Est 2000 - home of the MPhil in Engineering for Sustainable Development
 
ESD MPhil trip to Wicken Fen

Jeremy Purseglove who serves as chair for the National Trust’s Wicken Fen Local Committee took the students round the core wetland, the newly created Vision area and the proposed Vision land threatened by the Waterbeach New Town, explaining all the dilemmas and problems.

The students were able to meet the warden, site manager and discuss the issues concerning the grazing regime by wild wetland horses from Poland. Wildlife present in June included orchids, many species of dragonfly, and breeding birds including marsh harriers, lapwing, redshank, bittern, avocet and many species of duck.

Wicken Fen is an iconic wetland and Britain’s oldest nature reserve, having been acquired by the National Trust shortly after its foundation in 1895. It is a very rare example of surviving undrained fenland, a landscape recognizable in medieval times but now marooned in a modern desert of agribusiness. In the twentieth century it was the habitat where scientists from Cambridge University first formulated the basic principles of ecology. In the twenty-first century it is a pioneering example of new habitat creation which has already doubled the size of the original site and is being managed experimentally with reference to the latest principles of Rewilding.
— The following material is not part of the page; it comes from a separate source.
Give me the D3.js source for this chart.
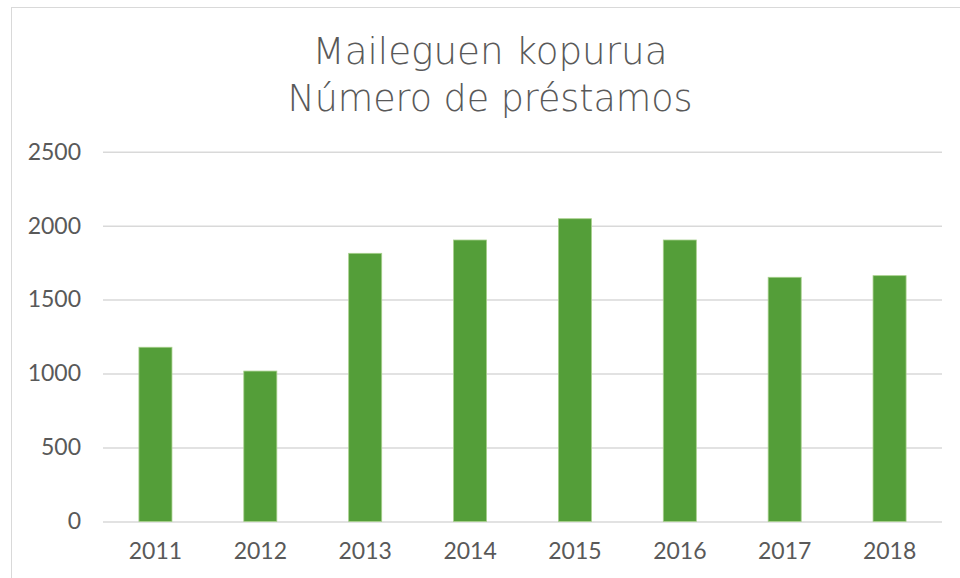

It also attempts the difficult balancing act of providing a major new recreational space and cycle links for Cambridge combined with a National Nature Reserve for shy breeding birds. The fen has long been the subject of controversy, surviving serious attempts at drainage in World War II and currently facing adverse impacts from the proposed Waterbeach New Town, which plans to create 9000 new homes and many tall buildings including two 30m high towers.